#### What to work on
Extract each line of the material that follows exactly and omit its pictures.

#### Data segment

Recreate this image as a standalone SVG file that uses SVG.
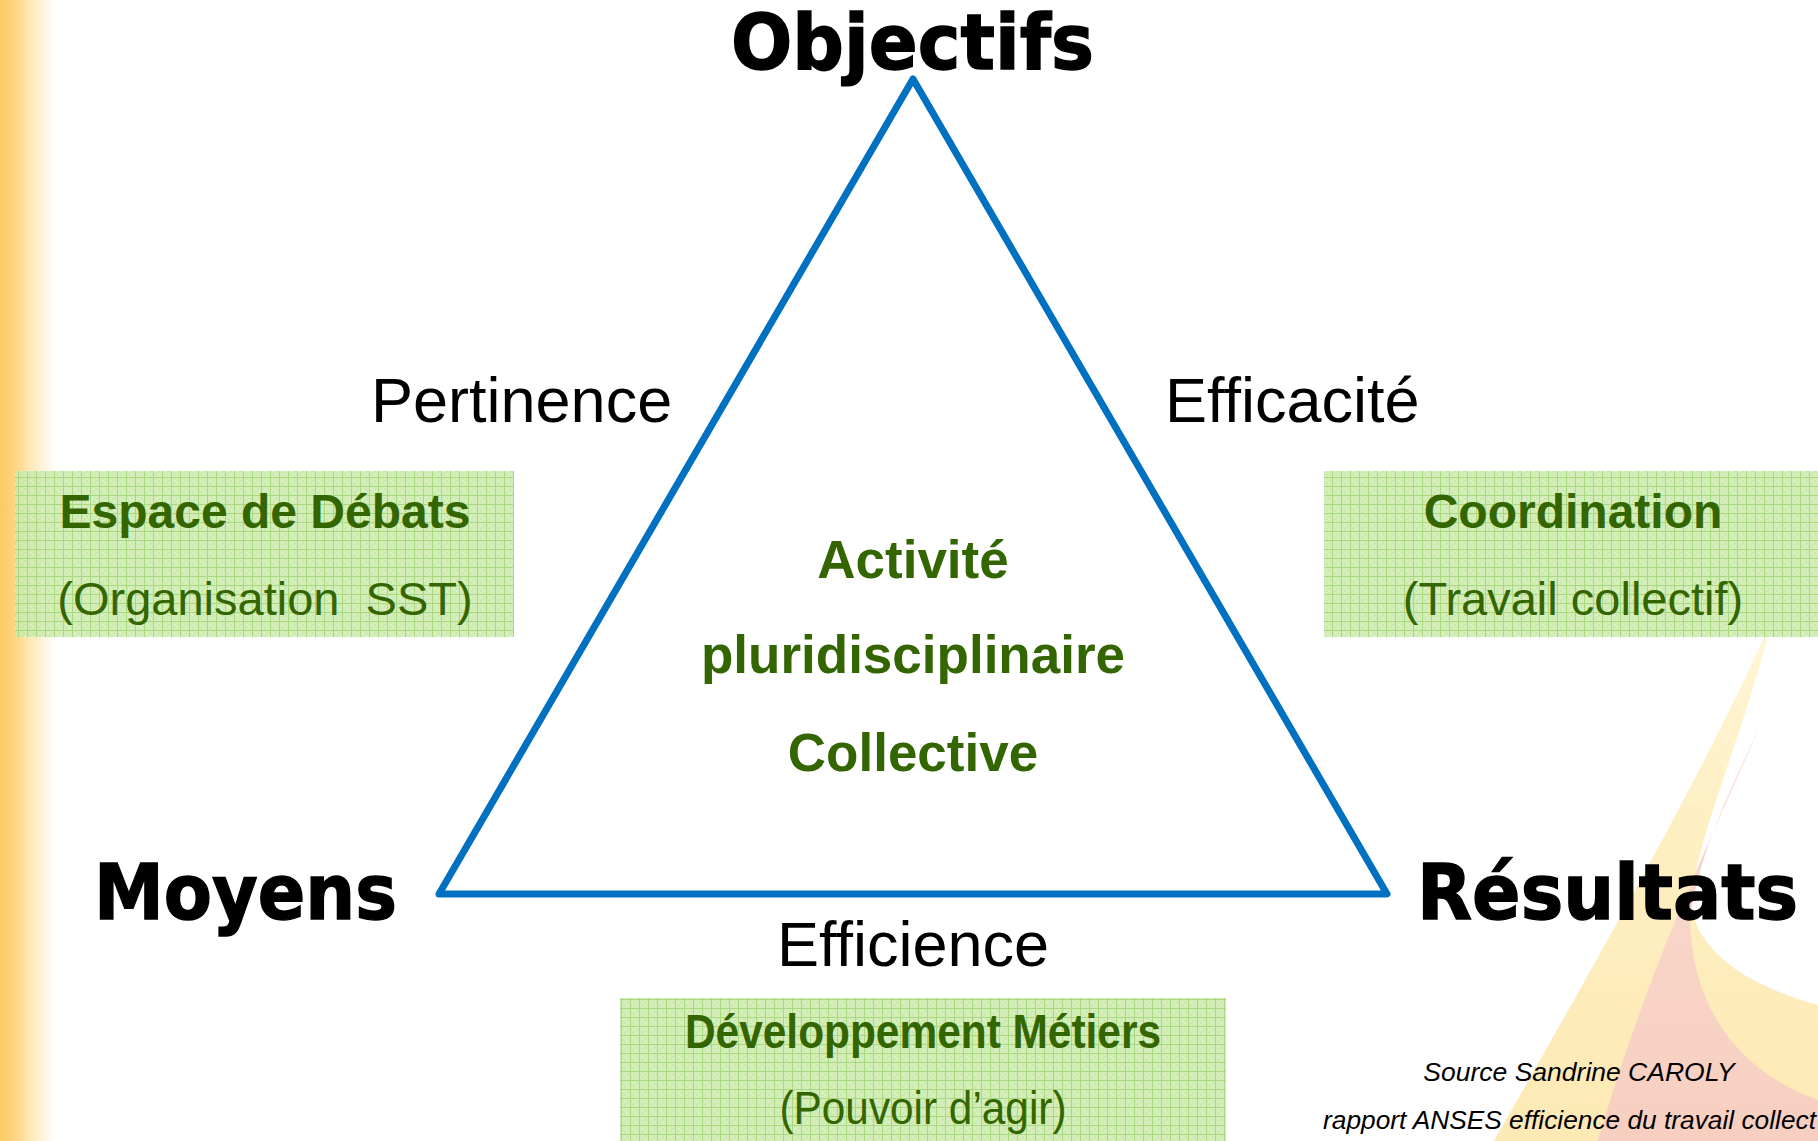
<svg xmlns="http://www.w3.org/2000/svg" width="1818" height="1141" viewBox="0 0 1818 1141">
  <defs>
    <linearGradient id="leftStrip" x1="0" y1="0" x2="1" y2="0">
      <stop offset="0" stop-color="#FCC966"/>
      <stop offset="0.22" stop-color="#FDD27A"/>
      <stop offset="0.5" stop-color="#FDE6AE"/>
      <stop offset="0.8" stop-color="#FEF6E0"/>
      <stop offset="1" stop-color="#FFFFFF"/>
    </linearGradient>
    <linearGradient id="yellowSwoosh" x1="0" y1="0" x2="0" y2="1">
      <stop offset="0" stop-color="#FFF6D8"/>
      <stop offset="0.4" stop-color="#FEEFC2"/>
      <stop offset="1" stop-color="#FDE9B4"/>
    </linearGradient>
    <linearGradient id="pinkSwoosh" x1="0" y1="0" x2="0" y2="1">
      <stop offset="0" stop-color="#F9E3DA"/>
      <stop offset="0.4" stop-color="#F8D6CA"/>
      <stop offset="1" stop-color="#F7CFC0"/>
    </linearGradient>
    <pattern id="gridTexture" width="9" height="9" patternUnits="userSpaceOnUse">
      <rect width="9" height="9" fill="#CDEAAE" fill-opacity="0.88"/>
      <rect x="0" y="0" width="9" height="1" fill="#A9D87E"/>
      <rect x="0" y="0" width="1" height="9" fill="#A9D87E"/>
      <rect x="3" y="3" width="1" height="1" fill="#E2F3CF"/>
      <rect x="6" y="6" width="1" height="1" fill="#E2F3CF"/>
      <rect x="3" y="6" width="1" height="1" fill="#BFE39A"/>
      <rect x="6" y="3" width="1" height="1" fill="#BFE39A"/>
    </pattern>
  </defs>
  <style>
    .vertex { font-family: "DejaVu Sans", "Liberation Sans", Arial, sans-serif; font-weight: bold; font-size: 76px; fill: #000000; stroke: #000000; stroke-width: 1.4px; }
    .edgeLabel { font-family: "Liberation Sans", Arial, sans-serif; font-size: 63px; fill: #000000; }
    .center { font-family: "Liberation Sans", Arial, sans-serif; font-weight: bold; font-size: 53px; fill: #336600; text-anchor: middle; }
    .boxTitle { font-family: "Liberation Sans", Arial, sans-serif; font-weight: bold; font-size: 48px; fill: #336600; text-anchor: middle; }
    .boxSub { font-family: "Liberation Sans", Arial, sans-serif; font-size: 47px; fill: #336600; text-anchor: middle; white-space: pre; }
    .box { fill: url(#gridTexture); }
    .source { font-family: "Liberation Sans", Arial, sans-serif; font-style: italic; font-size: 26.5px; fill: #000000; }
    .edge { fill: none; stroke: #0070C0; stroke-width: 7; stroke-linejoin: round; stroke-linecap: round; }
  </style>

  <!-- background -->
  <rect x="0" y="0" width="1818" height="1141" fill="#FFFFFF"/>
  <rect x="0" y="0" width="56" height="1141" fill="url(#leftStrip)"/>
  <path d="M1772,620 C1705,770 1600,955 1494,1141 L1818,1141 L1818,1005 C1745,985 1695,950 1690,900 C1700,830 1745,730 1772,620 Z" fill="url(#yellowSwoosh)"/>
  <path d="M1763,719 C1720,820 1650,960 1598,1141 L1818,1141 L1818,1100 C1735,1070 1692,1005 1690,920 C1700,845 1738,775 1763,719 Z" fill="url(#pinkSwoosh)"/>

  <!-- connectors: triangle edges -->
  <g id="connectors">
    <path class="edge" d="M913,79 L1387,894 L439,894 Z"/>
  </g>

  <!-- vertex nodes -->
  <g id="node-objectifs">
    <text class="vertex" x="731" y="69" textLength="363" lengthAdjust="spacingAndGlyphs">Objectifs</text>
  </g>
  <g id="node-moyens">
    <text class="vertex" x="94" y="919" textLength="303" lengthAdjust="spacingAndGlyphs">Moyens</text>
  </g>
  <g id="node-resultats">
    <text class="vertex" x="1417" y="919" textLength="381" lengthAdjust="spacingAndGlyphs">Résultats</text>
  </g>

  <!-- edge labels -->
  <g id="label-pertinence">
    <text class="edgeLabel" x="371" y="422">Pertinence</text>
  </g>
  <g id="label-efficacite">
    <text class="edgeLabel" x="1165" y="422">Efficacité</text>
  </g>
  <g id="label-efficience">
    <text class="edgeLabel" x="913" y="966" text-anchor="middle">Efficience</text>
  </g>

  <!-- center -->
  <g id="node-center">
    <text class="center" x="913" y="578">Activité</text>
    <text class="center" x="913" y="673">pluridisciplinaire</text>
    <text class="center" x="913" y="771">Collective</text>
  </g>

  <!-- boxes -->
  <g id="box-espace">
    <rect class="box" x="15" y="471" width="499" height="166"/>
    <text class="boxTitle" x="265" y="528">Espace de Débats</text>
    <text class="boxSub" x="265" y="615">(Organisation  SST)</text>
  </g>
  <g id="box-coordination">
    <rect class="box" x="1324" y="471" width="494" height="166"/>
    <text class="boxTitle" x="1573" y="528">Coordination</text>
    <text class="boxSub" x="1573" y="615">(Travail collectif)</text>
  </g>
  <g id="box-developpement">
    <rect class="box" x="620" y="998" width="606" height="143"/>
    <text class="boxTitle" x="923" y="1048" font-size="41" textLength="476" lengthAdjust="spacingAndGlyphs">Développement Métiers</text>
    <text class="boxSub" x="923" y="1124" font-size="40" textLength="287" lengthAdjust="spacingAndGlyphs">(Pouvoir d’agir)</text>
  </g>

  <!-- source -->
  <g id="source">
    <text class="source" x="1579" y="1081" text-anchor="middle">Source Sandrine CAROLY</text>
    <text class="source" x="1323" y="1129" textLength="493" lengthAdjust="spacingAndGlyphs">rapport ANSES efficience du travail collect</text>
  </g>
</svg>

#### Solution for this exercise
Recreate this image as a standalone SVG file that uses SVG.
<svg xmlns="http://www.w3.org/2000/svg" width="1818" height="1141" viewBox="0 0 1818 1141">
  <defs>
    <linearGradient id="leftStrip" x1="0" y1="0" x2="1" y2="0">
      <stop offset="0" stop-color="#FCC966"/>
      <stop offset="0.22" stop-color="#FDD27A"/>
      <stop offset="0.5" stop-color="#FDE6AE"/>
      <stop offset="0.8" stop-color="#FEF6E0"/>
      <stop offset="1" stop-color="#FFFFFF"/>
    </linearGradient>
    <linearGradient id="yellowSwoosh" x1="0" y1="0" x2="0" y2="1">
      <stop offset="0" stop-color="#FFF6D8"/>
      <stop offset="0.4" stop-color="#FEEFC2"/>
      <stop offset="1" stop-color="#FDE9B4"/>
    </linearGradient>
    <linearGradient id="pinkSwoosh" x1="0" y1="0" x2="0" y2="1">
      <stop offset="0" stop-color="#F9E3DA"/>
      <stop offset="0.4" stop-color="#F8D6CA"/>
      <stop offset="1" stop-color="#F7CFC0"/>
    </linearGradient>
    <pattern id="gridTexture" width="9" height="9" patternUnits="userSpaceOnUse">
      <rect width="9" height="9" fill="#CDEAAE" fill-opacity="0.88"/>
      <rect x="0" y="0" width="9" height="1" fill="#A9D87E"/>
      <rect x="0" y="0" width="1" height="9" fill="#A9D87E"/>
      <rect x="3" y="3" width="1" height="1" fill="#E2F3CF"/>
      <rect x="6" y="6" width="1" height="1" fill="#E2F3CF"/>
      <rect x="3" y="6" width="1" height="1" fill="#BFE39A"/>
      <rect x="6" y="3" width="1" height="1" fill="#BFE39A"/>
    </pattern>
  </defs>
  <style>
    .vertex { font-family: "DejaVu Sans", "Liberation Sans", Arial, sans-serif; font-weight: bold; font-size: 76px; fill: #000000; stroke: #000000; stroke-width: 1.4px; }
    .edgeLabel { font-family: "Liberation Sans", Arial, sans-serif; font-size: 63px; fill: #000000; }
    .center { font-family: "Liberation Sans", Arial, sans-serif; font-weight: bold; font-size: 53px; fill: #336600; text-anchor: middle; }
    .boxTitle { font-family: "Liberation Sans", Arial, sans-serif; font-weight: bold; font-size: 48px; fill: #336600; text-anchor: middle; }
    .boxSub { font-family: "Liberation Sans", Arial, sans-serif; font-size: 47px; fill: #336600; text-anchor: middle; white-space: pre; }
    .box { fill: url(#gridTexture); }
    .source { font-family: "Liberation Sans", Arial, sans-serif; font-style: italic; font-size: 26.5px; fill: #000000; }
    .edge { fill: none; stroke: #0070C0; stroke-width: 7; stroke-linejoin: round; stroke-linecap: round; }
  </style>

  <!-- background -->
  <rect x="0" y="0" width="1818" height="1141" fill="#FFFFFF"/>
  <rect x="0" y="0" width="56" height="1141" fill="url(#leftStrip)"/>
  <path d="M1772,620 C1705,770 1600,955 1494,1141 L1818,1141 L1818,1005 C1745,985 1695,950 1690,900 C1700,830 1745,730 1772,620 Z" fill="url(#yellowSwoosh)"/>
  <path d="M1763,719 C1720,820 1650,960 1598,1141 L1818,1141 L1818,1100 C1735,1070 1692,1005 1690,920 C1700,845 1738,775 1763,719 Z" fill="url(#pinkSwoosh)"/>

  <!-- connectors: triangle edges -->
  <g id="connectors">
    <path class="edge" d="M913,79 L1387,894 L439,894 Z"/>
  </g>

  <!-- vertex nodes -->
  <g id="node-objectifs">
    <text class="vertex" x="731" y="69" textLength="363" lengthAdjust="spacingAndGlyphs">Objectifs</text>
  </g>
  <g id="node-moyens">
    <text class="vertex" x="94" y="919" textLength="303" lengthAdjust="spacingAndGlyphs">Moyens</text>
  </g>
  <g id="node-resultats">
    <text class="vertex" x="1417" y="919" textLength="381" lengthAdjust="spacingAndGlyphs">Résultats</text>
  </g>

  <!-- edge labels -->
  <g id="label-pertinence">
    <text class="edgeLabel" x="371" y="422">Pertinence</text>
  </g>
  <g id="label-efficacite">
    <text class="edgeLabel" x="1165" y="422">Efficacité</text>
  </g>
  <g id="label-efficience">
    <text class="edgeLabel" x="913" y="966" text-anchor="middle">Efficience</text>
  </g>

  <!-- center -->
  <g id="node-center">
    <text class="center" x="913" y="578">Activité</text>
    <text class="center" x="913" y="673">pluridisciplinaire</text>
    <text class="center" x="913" y="771">Collective</text>
  </g>

  <!-- boxes -->
  <g id="box-espace">
    <rect class="box" x="15" y="471" width="499" height="166"/>
    <text class="boxTitle" x="265" y="528">Espace de Débats</text>
    <text class="boxSub" x="265" y="615">(Organisation  SST)</text>
  </g>
  <g id="box-coordination">
    <rect class="box" x="1324" y="471" width="494" height="166"/>
    <text class="boxTitle" x="1573" y="528">Coordination</text>
    <text class="boxSub" x="1573" y="615">(Travail collectif)</text>
  </g>
  <g id="box-developpement">
    <rect class="box" x="620" y="998" width="606" height="143"/>
    <text class="boxTitle" x="923" y="1048" font-size="41" textLength="476" lengthAdjust="spacingAndGlyphs">Développement Métiers</text>
    <text class="boxSub" x="923" y="1124" font-size="40" textLength="287" lengthAdjust="spacingAndGlyphs">(Pouvoir d’agir)</text>
  </g>

  <!-- source -->
  <g id="source">
    <text class="source" x="1579" y="1081" text-anchor="middle">Source Sandrine CAROLY</text>
    <text class="source" x="1323" y="1129" textLength="493" lengthAdjust="spacingAndGlyphs">rapport ANSES efficience du travail collect</text>
  </g>
</svg>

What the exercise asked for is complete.